This project will train and empower 50 youths to protect and promote the health of honeybees through sustainable beekeeping and ecological farming. It will address how pesticides are used, and how poverty, food insecurity and lack of biodiversity act as active contributors to the disappearance of honeybees. This will focus on inculcating the values of environmental protection and management in the youths of Batibo, Cameroon and provide a platform to share best practices and advocate for bees.
Pollinators like native honeybees, and other flying insects have been killed off by insecticides and habitat loss, which cause lower crop yields that lead to poverty, hunger and migration. Unemployment among youths is high and farmers are ignorant on the impact of their activities to pollinators and the environment. Recently beekeepers have observed the mysterious and sudden death and disappearance of bees as well as high rates of decline in honeybee colonies due to usustainable practices.

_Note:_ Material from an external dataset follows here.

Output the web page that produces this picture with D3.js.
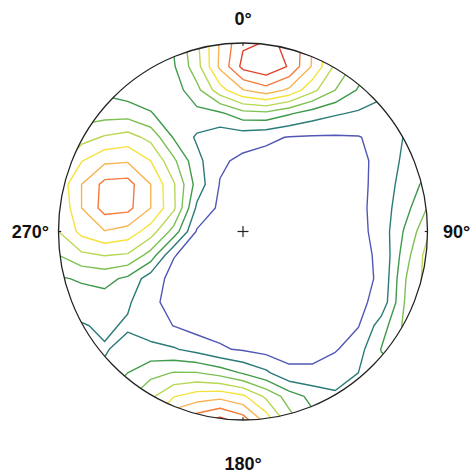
<!DOCTYPE html>
<html><head><meta charset="utf-8">
<script src="https://cdn.jsdelivr.net/npm/d3@7"></script>
<style>html,body{margin:0;padding:0;background:#fff;}svg{display:block;}</style>
</head><body>
<svg id="chart" width="474" height="473"></svg>
<script>
// Density grid sampled in projected (u east, v north) coordinates, rows north->south
const gridStart = -1.125, gridStep = 0.125;
const density = [
 [2.6,2.6,2.6,2.6,2.6,2.6,3.1,4.8,7.1,8.6,8.7,8.5,7.0,5.2,4.0,3.0,2.4,2.2,2.2],
 [2.6,2.6,2.6,2.6,2.6,2.6,3.1,4.8,7.1,8.85,9.05,8.95,7.0,5.2,4.0,3.0,2.4,2.2,2.2],
 [2.8,2.8,2.8,2.7,2.6,2.7,2.9,4.6,7.2,9.3,9.8,8.9,6.9,4.8,3.6,2.8,2.3,2.3,2.3],
 [2.9,2.9,2.9,2.8,2.45,2.6,2.5,3.7,5.6,6.95,7.6,6.8,5.3,4.0,2.9,2.2,2.0,2.2,2.3],
 [3.2,3.3,3.5,3.6,3.6,3.05,2.6,2.7,2.8,3.6,3.7,3.1,2.5,2.1,1.85,1.7,1.8,2.0,2.2],
 [4.0,4.5,4.6,5.1,5.4,4.7,2.9,1.85,1.4,1.4,1.2,0.95,0.9,0.9,0.95,1.3,2.05,2.4,2.6],
 [4.0,4.5,5.95,6.8,6.9,6.0,4.2,2.3,1.15,0.8,0.65,0.6,0.6,0.65,0.75,1.3,2.2,2.6,2.8],
 [4.8,5.3,7.0,8.3,8.4,7.0,5.1,2.6,0.95,0.55,0.5,0.5,0.5,0.55,0.7,1.4,2.4,3.3,3.6],
 [4.5,5.0,7.0,8.4,8.3,7.0,5.2,1.8,0.8,0.5,0.45,0.45,0.45,0.5,0.7,1.5,2.6,4.05,4.5],
 [4.5,5.0,6.3,6.95,6.6,5.5,3.6,0.9,0.5,0.45,0.45,0.45,0.45,0.5,0.7,1.4,3.1,4.8,5.2],
 [3.8,4.0,4.8,5.05,4.9,3.6,1.05,0.6,0.5,0.45,0.45,0.45,0.5,0.6,0.85,1.1,3.5,5.4,5.8],
 [2.8,2.9,3.1,3.3,2.8,1.45,0.7,0.55,0.5,0.45,0.45,0.45,0.5,0.6,0.8,1.1,3.9,5.4,5.5],
 [2.7,2.7,2.6,2.6,2.15,1.2,0.7,0.55,0.5,0.45,0.45,0.45,0.5,0.6,0.8,1.3,4.0,5.4,5.5],
 [1.8,1.8,1.9,2.2,1.85,1.4,0.98,0.6,0.7,0.55,0.5,0.5,0.55,0.6,0.95,2.5,4.2,5.0,5.0],
 [1.8,1.8,1.8,1.9,2.4,2.3,2.1,1.65,1.1,0.9,0.65,0.75,0.75,0.9,1.6,3.05,3.8,4.0,4.0],
 [1.9,1.9,2.0,2.2,3.0,3.7,4.05,4.05,3.6,2.9,2.2,1.15,1.15,1.7,2.0,2.6,3.0,3.2,3.2],
 [2.5,2.5,3.0,3.0,3.8,4.8,5.95,6.5,6.7,6.2,4.8,3.55,2.7,2.1,2.2,2.6,3.0,3.0,3.0],
 [2.5,2.5,3.0,4.0,5.0,6.0,7.9,8.6,9.3,8.5,6.6,4.4,3.3,2.6,2.4,2.6,3.0,3.0,3.0],
 [2.5,2.5,3.0,4.0,5.0,6.0,7.9,8.6,9.3,8.5,6.6,4.4,3.3,2.6,2.4,2.6,3.0,3.0,3.0]
];
const levels = [1,2,3,4,5,6,7,8,9];
const levelColors = ["#5157b5","#2a7b78","#3f9a4c","#7cc152","#b8d853","#f6e23c","#f8b453","#f37b3c","#e2412c"];
const directionLabels = ["0°","90°","180°","270°"];
const directionAngles = [0,90,180,270];

const svg = d3.select("#chart");
const cx = 243, cy = 231.5, rx = 184.5, ry = 188.5;
const xScale = d3.scaleLinear().domain([-1,1]).range([cx-rx, cx+rx]);
const yScale = d3.scaleLinear().domain([-1,1]).range([cy+ry, cy-ry]);

const n = density[0].length, m = density.length;
const values = density.flat();
const contours = d3.contours().size([n, m]).thresholds(levels)(values);

const gridToU = g => gridStart + (g - 0.5) * gridStep;
const gridToV = g => -gridStart - (g - 0.5) * gridStep;
const proj = d3.geoTransform({
  point: function(x, y) { this.stream.point(xScale(gridToU(x)), yScale(gridToV(y))); }
});
const path = d3.geoPath(proj);

svg.append("defs").append("clipPath").attr("id","net")
  .append("ellipse").attr("cx",cx).attr("cy",cy).attr("rx",rx).attr("ry",ry);

svg.append("g").attr("clip-path","url(#net)")
  .selectAll("path").data(contours).join("path")
  .attr("d", path)
  .attr("fill","none")
  .attr("stroke",(d,i)=>levelColors[i])
  .attr("stroke-width",1.4)
  .attr("stroke-linejoin","round");

svg.append("ellipse").attr("cx",cx).attr("cy",cy).attr("rx",rx).attr("ry",ry)
  .attr("fill","none").attr("stroke","#222").attr("stroke-width",1.3);

// ticks at cardinal directions
directionAngles.forEach(a => {
  const t = a * Math.PI / 180;
  const su = Math.sin(t), sv = Math.cos(t);
  svg.append("line")
    .attr("x1", xScale(su)).attr("y1", yScale(sv))
    .attr("x2", xScale(su*0.985)).attr("y2", yScale(sv*0.985))
    .attr("stroke","#222").attr("stroke-width",1.2);
});

// center cross
svg.append("line").attr("x1",xScale(0)-5.5).attr("x2",xScale(0)+5.5).attr("y1",yScale(0)).attr("y2",yScale(0)).attr("stroke","#222").attr("stroke-width",1.2);
svg.append("line").attr("x1",xScale(0)).attr("x2",xScale(0)).attr("y1",yScale(0)-5.5).attr("y2",yScale(0)+5.5).attr("stroke","#222").attr("stroke-width",1.2);

const labelPos = [
  {x: xScale(0), y: 25, anchor: "middle"},
  {x: 443, y: 238, anchor: "start"},
  {x: xScale(0), y: 470, anchor: "middle"},
  {x: 49, y: 238, anchor: "end"}
];
svg.selectAll("text.dir").data(directionLabels).join("text")
  .attr("class","dir")
  .attr("x",(d,i)=>labelPos[i].x).attr("y",(d,i)=>labelPos[i].y)
  .attr("text-anchor",(d,i)=>labelPos[i].anchor)
  .attr("font-family","Liberation Sans, Arial, sans-serif")
  .attr("font-weight","bold").attr("font-size",18).attr("fill","#111")
  .text(d=>d);
</script>
</body></html>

This project will create awareness, boost local campaigns against bee harming pesticides and train 50 youths on sustainable beekeeping and ecological farming practices. The youths will work together in local farmer-to-farmer teams to implement these practices; nurse and plant 5000 bee loving trees and create 50 bee farm enterprises that will benefit approximately 500 farmers who will share this knowledge and skills with hundreds of school children and other farmers in nearby villages of Batibo
The project will provide additional income to 50 youths and empower them to protect the health of pollinators (native honeybees) and conserve the environment by bringing the knowledge and practices of pollinator restoration and conservation agriculture to thousands of farmers and youths throughout Batibo sub-division. The benefits to agroecosytem resilience, sustainable yields and ecosystem services will be regional in scope.